Jonah's deliverance comes not through his merit but through Yahweh's sovereign command—even the fish that swallowed him proves more obedient than the prophet himself, responding immediately to the divine word.

The LSB's rendering 'Yahweh commanded' rather than 'the LORD spoke to' (NIV) or 'the LORD gave orders to' (CSB) preserves the simplicity of the Hebrew wayyōʾmer yhwh. While ʾāmar typically means 'to say,' in contexts where God addresses non-human creation, it carries the force of authoritative command. The LSB's choice of 'commanded' makes explicit what is implicit in the Hebrew—that divine speech to creation is inherently imperatival. This aligns with the creation narrative where God 'said' and it was so (Gen 1), His word functioning as both declaration and decree.

The translation 'vomited' for wayyāqēʾ is retained by the LSB in its visceral directness, matching the Hebrew verb's graphic quality. Some versions soften this to 'cast up' (KJV) or 'deposited' (NASB 1995), but the LSB follows the NASB 2020 and ESV in preserving the crude realism of the original. The verb qîʾ is not polite; it describes forceful, involuntary expulsion. This translation choice maintains the narrative's earthy humor and theological point—Jonah's deliverance is undignified, even repulsive, yet it is deliverance nonetheless. God's grace does not always arrive in aesthetically pleasing packages.
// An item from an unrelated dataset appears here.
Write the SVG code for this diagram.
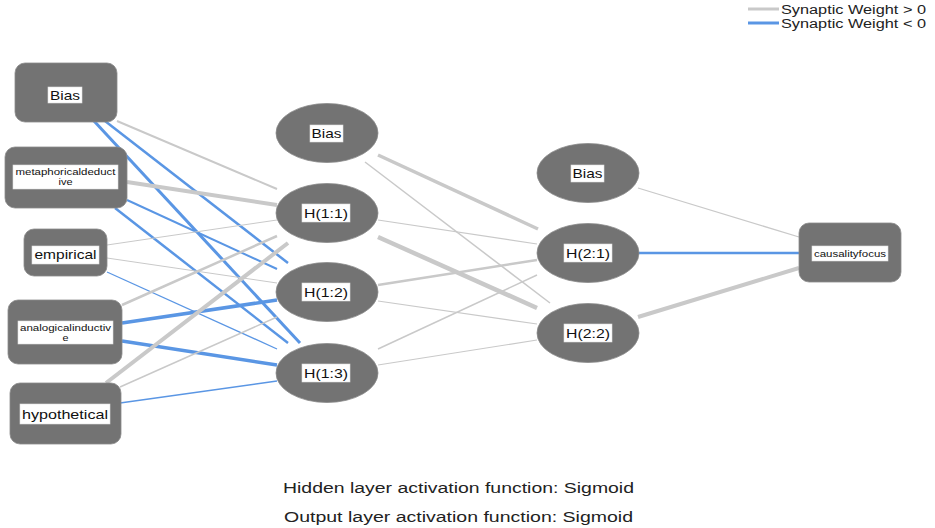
<svg xmlns="http://www.w3.org/2000/svg" width="935" height="528" viewBox="0 0 935 528">
  <style>
    .node { fill: #737373; stroke: #8a8a8a; stroke-width: 0.8; }
    .lbl { fill: #ffffff; stroke: #e2e2e2; stroke-width: 0.6; }
    .t { font-family: "Liberation Sans", Arial, sans-serif; fill: #111111; text-anchor: middle; }
    .pos { stroke: #c9c9c9; fill: none; }
    .neg { stroke: #5a96e4; fill: none; }
    .note { font-family: "Liberation Sans", Arial, sans-serif; fill: #222222; font-size: 14px; }
    .leg { font-family: "Liberation Sans", Arial, sans-serif; fill: #222222; font-size: 12px; }
  </style>

  <!-- legend -->
  <g id="legend">
    <line x1="748" y1="9" x2="779" y2="9" class="pos" stroke-width="3"/>
    <text x="781" y="14" class="leg" textLength="145" lengthAdjust="spacingAndGlyphs">Synaptic Weight &gt; 0</text>
    <line x1="748" y1="23" x2="779" y2="23" class="neg" stroke-width="3"/>
    <text x="781" y="28" class="leg" textLength="145" lengthAdjust="spacingAndGlyphs">Synaptic Weight &lt; 0</text>
  </g>

  <!-- synaptic weights -->
  <g id="connectors">
    <!-- input layer to hidden layer 1 -->
    <line x1="117" y1="121" x2="277" y2="189" class="pos" stroke-width="2"/>
    <line x1="105" y1="121" x2="288" y2="263" class="neg" stroke-width="2.5"/>
    <line x1="94" y1="121" x2="300" y2="343" class="neg" stroke-width="3"/>
    <line x1="127" y1="182" x2="277" y2="205" class="pos" stroke-width="4"/>
    <line x1="127" y1="200" x2="277" y2="269" class="neg" stroke-width="2"/>
    <line x1="115" y1="208" x2="288" y2="343" class="neg" stroke-width="2.5"/>
    <line x1="107" y1="245" x2="277" y2="220" class="pos" stroke-width="1"/>
    <line x1="107" y1="258" x2="277" y2="283" class="pos" stroke-width="1"/>
    <line x1="107" y1="272" x2="277" y2="349" class="neg" stroke-width="1.3"/>
    <line x1="122" y1="305" x2="277" y2="236" class="pos" stroke-width="2.5"/>
    <line x1="122" y1="323" x2="277" y2="300" class="neg" stroke-width="3.5"/>
    <line x1="122" y1="341" x2="277" y2="365" class="neg" stroke-width="3.5"/>
    <line x1="106" y1="383" x2="288" y2="243" class="pos" stroke-width="4"/>
    <line x1="120" y1="387" x2="277" y2="317" class="pos" stroke-width="1.5"/>
    <line x1="120" y1="403" x2="277" y2="381" class="neg" stroke-width="1.5"/>
    <!-- hidden layer 1 to hidden layer 2 -->
    <line x1="378" y1="155" x2="538" y2="229" class="pos" stroke-width="3.5"/>
    <line x1="365" y1="162" x2="550" y2="303" class="pos" stroke-width="1.5"/>
    <line x1="378" y1="220" x2="537" y2="244" class="pos" stroke-width="1.2"/>
    <line x1="378" y1="237" x2="537" y2="308" class="pos" stroke-width="4.5"/>
    <line x1="378" y1="285" x2="537" y2="260" class="pos" stroke-width="2.5"/>
    <line x1="378" y1="301" x2="537" y2="324" class="pos" stroke-width="1.2"/>
    <line x1="378" y1="349" x2="537" y2="275" class="pos" stroke-width="1.5"/>
    <line x1="378" y1="365" x2="537" y2="340" class="pos" stroke-width="1.2"/>
    <!-- hidden layer 2 to output -->
    <line x1="638" y1="188" x2="799" y2="237" class="pos" stroke-width="1.3"/>
    <line x1="638" y1="253" x2="799" y2="253" class="neg" stroke-width="2.5"/>
    <line x1="638" y1="317" x2="799" y2="268" class="pos" stroke-width="4"/>
  </g>

  <!-- input layer -->
  <g id="in-bias">
    <rect x="15" y="63" width="102" height="59" rx="10" class="node"/>
    <rect x="48" y="87" width="34" height="16" class="lbl"/>
    <text x="65" y="100" class="t" font-size="13" textLength="30" lengthAdjust="spacingAndGlyphs">Bias</text>
  </g>
  <g id="in-metaphoricaldeductive">
    <rect x="5" y="147" width="122" height="61" rx="10" class="node"/>
    <rect x="13" y="165" width="105" height="24" class="lbl"/>
    <text x="65.5" y="175" class="t" font-size="9" textLength="100" lengthAdjust="spacingAndGlyphs">metaphoricaldeduct</text>
    <text x="65.5" y="184.5" class="t" font-size="9" textLength="14" lengthAdjust="spacingAndGlyphs">ive</text>
  </g>
  <g id="in-empirical">
    <rect x="24" y="229" width="83" height="47" rx="10" class="node"/>
    <rect x="32" y="246" width="67" height="18" class="lbl"/>
    <text x="65.5" y="259" class="t" font-size="13" textLength="62" lengthAdjust="spacingAndGlyphs">empirical</text>
  </g>
  <g id="in-analogicalinductive">
    <rect x="8" y="300" width="114" height="64" rx="10" class="node"/>
    <rect x="18" y="321" width="95" height="23" class="lbl"/>
    <text x="65.5" y="331" class="t" font-size="9" textLength="91" lengthAdjust="spacingAndGlyphs">analogicalinductiv</text>
    <text x="65.5" y="340.5" class="t" font-size="9" textLength="6" lengthAdjust="spacingAndGlyphs">e</text>
  </g>
  <g id="in-hypothetical">
    <rect x="10" y="383" width="111" height="61" rx="10" class="node"/>
    <rect x="20" y="404" width="90" height="20" class="lbl"/>
    <text x="65" y="419" class="t" font-size="13" textLength="86" lengthAdjust="spacingAndGlyphs">hypothetical</text>
  </g>

  <!-- hidden layer 1 -->
  <g id="h1-bias">
    <ellipse cx="327" cy="133" rx="51" ry="29.5" class="node"/>
    <rect x="310" y="125" width="33" height="17" class="lbl"/>
    <text x="326.5" y="138" class="t" font-size="13" textLength="30" lengthAdjust="spacingAndGlyphs">Bias</text>
  </g>
  <g id="h1-1">
    <ellipse cx="327" cy="213" rx="51" ry="29.5" class="node"/>
    <rect x="302" y="204" width="48" height="18" class="lbl"/>
    <text x="326" y="218" class="t" font-size="13" textLength="44" lengthAdjust="spacingAndGlyphs">H(1:1)</text>
  </g>
  <g id="h1-2">
    <ellipse cx="327" cy="292" rx="51" ry="29.5" class="node"/>
    <rect x="302" y="283" width="48" height="18" class="lbl"/>
    <text x="326" y="297" class="t" font-size="13" textLength="44" lengthAdjust="spacingAndGlyphs">H(1:2)</text>
  </g>
  <g id="h1-3">
    <ellipse cx="327" cy="373" rx="51" ry="29.5" class="node"/>
    <rect x="302" y="364" width="48" height="18" class="lbl"/>
    <text x="326" y="378" class="t" font-size="13" textLength="44" lengthAdjust="spacingAndGlyphs">H(1:3)</text>
  </g>

  <!-- hidden layer 2 -->
  <g id="h2-bias">
    <ellipse cx="588" cy="173" rx="51" ry="29.5" class="node"/>
    <rect x="571" y="165" width="33" height="17" class="lbl"/>
    <text x="587.5" y="178" class="t" font-size="13" textLength="30" lengthAdjust="spacingAndGlyphs">Bias</text>
  </g>
  <g id="h2-1">
    <ellipse cx="588" cy="253" rx="51" ry="29.5" class="node"/>
    <rect x="564" y="244" width="48" height="18" class="lbl"/>
    <text x="588" y="258" class="t" font-size="13" textLength="44" lengthAdjust="spacingAndGlyphs">H(2:1)</text>
  </g>
  <g id="h2-2">
    <ellipse cx="588" cy="333" rx="51" ry="29.5" class="node"/>
    <rect x="564" y="324" width="48" height="18" class="lbl"/>
    <text x="588" y="338" class="t" font-size="13" textLength="44" lengthAdjust="spacingAndGlyphs">H(2:2)</text>
  </g>

  <!-- output layer -->
  <g id="out-causalityfocus">
    <rect x="799" y="223" width="102" height="59" rx="10" class="node"/>
    <rect x="812" y="246" width="76" height="15" class="lbl"/>
    <text x="850" y="257" class="t" font-size="9.5" textLength="72" lengthAdjust="spacingAndGlyphs">causalityfocus</text>
  </g>

  <!-- activation notes -->
  <g id="notes">
    <text x="283" y="493" class="note" textLength="351" lengthAdjust="spacingAndGlyphs">Hidden layer activation function: Sigmoid</text>
    <text x="284" y="522" class="note" textLength="349" lengthAdjust="spacingAndGlyphs">Output layer activation function: Sigmoid</text>
  </g>
</svg>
The LSB's consistent use of 'Yahweh' rather than 'the LORD' throughout Jonah emphasizes the personal, covenantal character of God's dealings with His prophet. In this verse, 'Yahweh commanded the fish' highlights that Israel's covenant God is personally directing even the creatures of the sea. This is not generic divine providence but the specific action of the God who called Abraham, delivered Israel from Egypt, and now refuses to let His messenger escape his mission. The personal name underscores both the intimacy and the inescapability of Jonah's relationship with the God who pursues him.